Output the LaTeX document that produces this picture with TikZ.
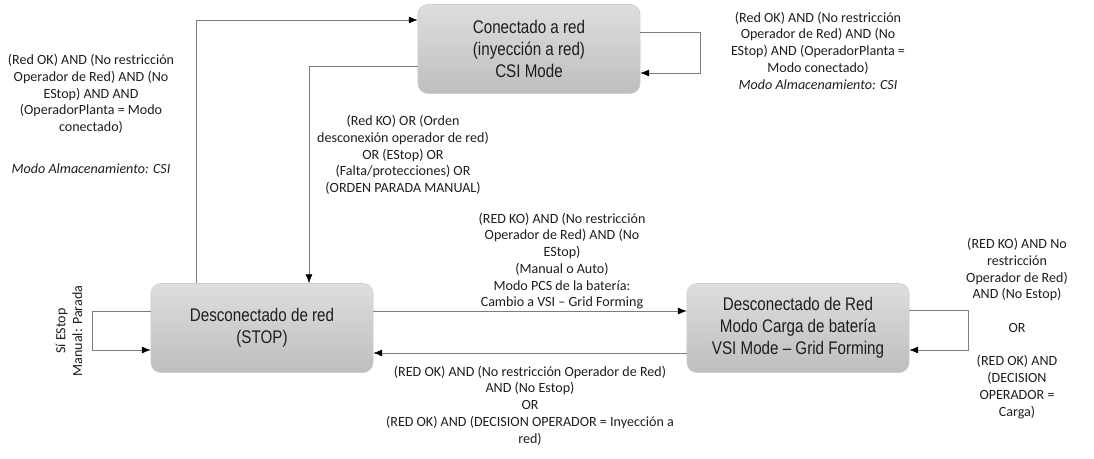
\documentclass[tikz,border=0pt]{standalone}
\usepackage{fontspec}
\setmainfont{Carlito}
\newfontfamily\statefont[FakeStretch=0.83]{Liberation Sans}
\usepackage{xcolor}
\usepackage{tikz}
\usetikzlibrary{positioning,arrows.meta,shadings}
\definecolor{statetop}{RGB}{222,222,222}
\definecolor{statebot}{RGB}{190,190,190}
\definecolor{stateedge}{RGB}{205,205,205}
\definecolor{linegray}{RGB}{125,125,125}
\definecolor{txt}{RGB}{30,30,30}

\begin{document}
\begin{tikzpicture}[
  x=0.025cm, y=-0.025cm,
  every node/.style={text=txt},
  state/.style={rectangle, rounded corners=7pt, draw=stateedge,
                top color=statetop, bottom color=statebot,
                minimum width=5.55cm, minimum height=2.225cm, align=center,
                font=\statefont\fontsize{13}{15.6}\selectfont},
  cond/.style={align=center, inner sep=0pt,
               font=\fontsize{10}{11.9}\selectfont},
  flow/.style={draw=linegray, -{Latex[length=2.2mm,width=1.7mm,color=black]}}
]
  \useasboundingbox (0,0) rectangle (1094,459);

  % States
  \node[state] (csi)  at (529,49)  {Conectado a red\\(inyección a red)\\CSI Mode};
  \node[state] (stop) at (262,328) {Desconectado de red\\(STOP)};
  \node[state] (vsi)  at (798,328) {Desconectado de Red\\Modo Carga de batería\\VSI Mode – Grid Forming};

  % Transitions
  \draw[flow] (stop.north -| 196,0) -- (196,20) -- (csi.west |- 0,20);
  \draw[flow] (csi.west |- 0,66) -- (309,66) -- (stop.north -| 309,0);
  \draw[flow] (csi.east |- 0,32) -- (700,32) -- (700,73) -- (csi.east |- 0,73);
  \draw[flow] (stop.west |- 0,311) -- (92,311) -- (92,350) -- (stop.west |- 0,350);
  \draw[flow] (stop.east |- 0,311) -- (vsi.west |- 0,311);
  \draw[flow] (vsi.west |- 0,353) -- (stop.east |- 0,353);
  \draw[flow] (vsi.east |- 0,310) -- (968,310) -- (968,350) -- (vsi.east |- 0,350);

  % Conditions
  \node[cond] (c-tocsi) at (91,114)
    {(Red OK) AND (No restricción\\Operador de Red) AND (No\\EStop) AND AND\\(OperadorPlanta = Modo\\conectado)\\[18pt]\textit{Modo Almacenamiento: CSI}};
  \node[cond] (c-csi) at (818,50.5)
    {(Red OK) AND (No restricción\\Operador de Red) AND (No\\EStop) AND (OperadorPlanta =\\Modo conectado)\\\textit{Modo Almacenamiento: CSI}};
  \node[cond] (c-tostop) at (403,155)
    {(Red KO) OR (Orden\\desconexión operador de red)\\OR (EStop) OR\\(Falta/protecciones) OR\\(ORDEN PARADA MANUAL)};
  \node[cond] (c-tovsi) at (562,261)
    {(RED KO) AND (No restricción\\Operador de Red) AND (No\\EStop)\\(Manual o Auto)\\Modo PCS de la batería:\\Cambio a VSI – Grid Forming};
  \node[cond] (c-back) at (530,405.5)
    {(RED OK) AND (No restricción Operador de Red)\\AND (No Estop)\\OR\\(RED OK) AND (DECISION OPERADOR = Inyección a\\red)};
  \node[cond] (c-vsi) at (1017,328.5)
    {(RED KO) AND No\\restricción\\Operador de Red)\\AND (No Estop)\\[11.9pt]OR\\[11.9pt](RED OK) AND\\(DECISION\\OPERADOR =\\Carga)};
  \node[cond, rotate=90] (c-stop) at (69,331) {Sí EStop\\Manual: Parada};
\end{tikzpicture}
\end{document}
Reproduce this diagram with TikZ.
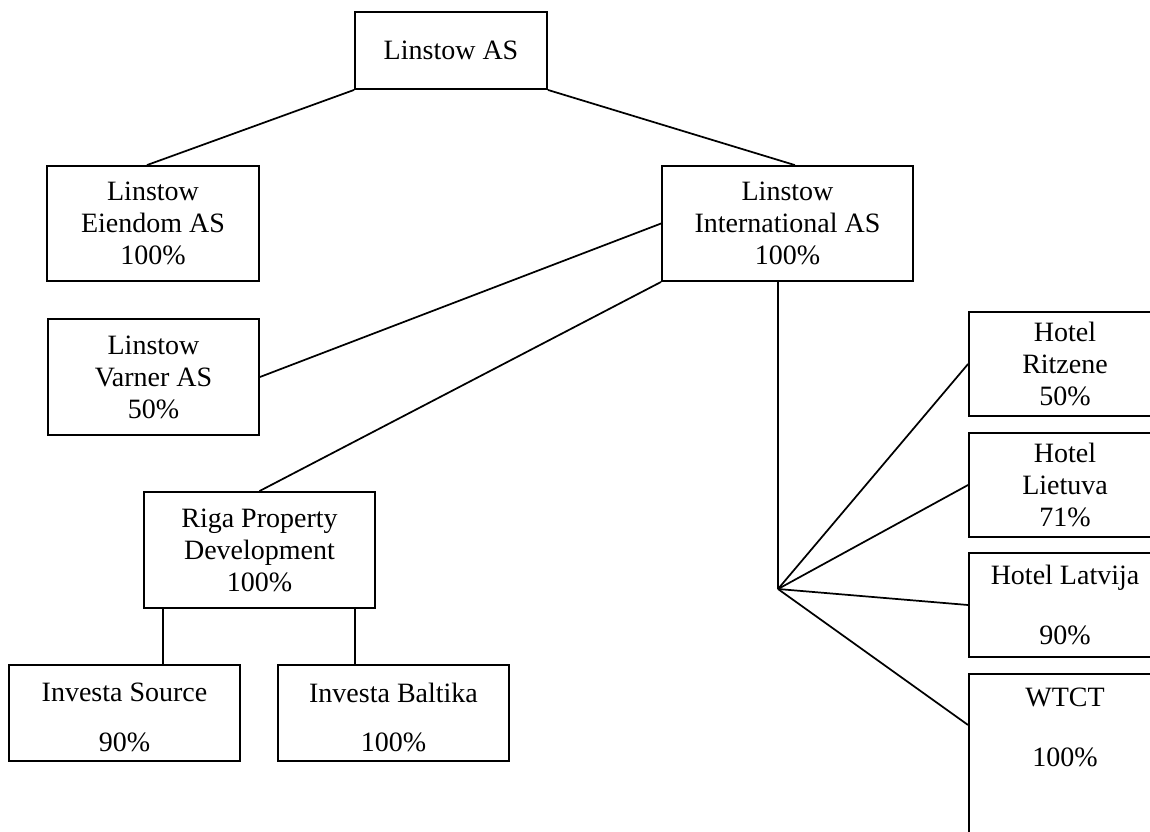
====
• TASK REQUIREMENTS: Do not copy the pictures, but repeat every line exactly.

• WORKED SOLUTION:
Output the LaTeX document that produces this picture with TikZ.
\documentclass[tikz,border=0pt]{standalone}
\usepackage{fontspec}
\setmainfont{Carlito}
\newfontfamily\statefont[FakeStretch=0.83]{Liberation Sans}
\usepackage{xcolor}
\usepackage{tikz}
\usetikzlibrary{positioning,arrows.meta,shadings}
\definecolor{statetop}{RGB}{222,222,222}
\definecolor{statebot}{RGB}{190,190,190}
\definecolor{stateedge}{RGB}{205,205,205}
\definecolor{linegray}{RGB}{125,125,125}
\definecolor{txt}{RGB}{30,30,30}

\begin{document}
\begin{tikzpicture}[
  x=0.025cm, y=-0.025cm,
  every node/.style={text=txt},
  state/.style={rectangle, rounded corners=7pt, draw=stateedge,
                top color=statetop, bottom color=statebot,
                minimum width=5.55cm, minimum height=2.225cm, align=center,
                font=\statefont\fontsize{13}{15.6}\selectfont},
  cond/.style={align=center, inner sep=0pt,
               font=\fontsize{10}{11.9}\selectfont},
  flow/.style={draw=linegray, -{Latex[length=2.2mm,width=1.7mm,color=black]}}
]
  \useasboundingbox (0,0) rectangle (1094,459);

  % States
  \node[state] (csi)  at (529,49)  {Conectado a red\\(inyección a red)\\CSI Mode};
  \node[state] (stop) at (262,328) {Desconectado de red\\(STOP)};
  \node[state] (vsi)  at (798,328) {Desconectado de Red\\Modo Carga de batería\\VSI Mode – Grid Forming};

  % Transitions
  \draw[flow] (stop.north -| 196,0) -- (196,20) -- (csi.west |- 0,20);
  \draw[flow] (csi.west |- 0,66) -- (309,66) -- (stop.north -| 309,0);
  \draw[flow] (csi.east |- 0,32) -- (700,32) -- (700,73) -- (csi.east |- 0,73);
  \draw[flow] (stop.west |- 0,311) -- (92,311) -- (92,350) -- (stop.west |- 0,350);
  \draw[flow] (stop.east |- 0,311) -- (vsi.west |- 0,311);
  \draw[flow] (vsi.west |- 0,353) -- (stop.east |- 0,353);
  \draw[flow] (vsi.east |- 0,310) -- (968,310) -- (968,350) -- (vsi.east |- 0,350);

  % Conditions
  \node[cond] (c-tocsi) at (91,114)
    {(Red OK) AND (No restricción\\Operador de Red) AND (No\\EStop) AND AND\\(OperadorPlanta = Modo\\conectado)\\[18pt]\textit{Modo Almacenamiento: CSI}};
  \node[cond] (c-csi) at (818,50.5)
    {(Red OK) AND (No restricción\\Operador de Red) AND (No\\EStop) AND (OperadorPlanta =\\Modo conectado)\\\textit{Modo Almacenamiento: CSI}};
  \node[cond] (c-tostop) at (403,155)
    {(Red KO) OR (Orden\\desconexión operador de red)\\OR (EStop) OR\\(Falta/protecciones) OR\\(ORDEN PARADA MANUAL)};
  \node[cond] (c-tovsi) at (562,261)
    {(RED KO) AND (No restricción\\Operador de Red) AND (No\\EStop)\\(Manual o Auto)\\Modo PCS de la batería:\\Cambio a VSI – Grid Forming};
  \node[cond] (c-back) at (530,405.5)
    {(RED OK) AND (No restricción Operador de Red)\\AND (No Estop)\\OR\\(RED OK) AND (DECISION OPERADOR = Inyección a\\red)};
  \node[cond] (c-vsi) at (1017,328.5)
    {(RED KO) AND No\\restricción\\Operador de Red)\\AND (No Estop)\\[11.9pt]OR\\[11.9pt](RED OK) AND\\(DECISION\\OPERADOR =\\Carga)};
  \node[cond, rotate=90] (c-stop) at (69,331) {Sí EStop\\Manual: Parada};
\end{tikzpicture}
\end{document}
Reproduce this diagram with TikZ.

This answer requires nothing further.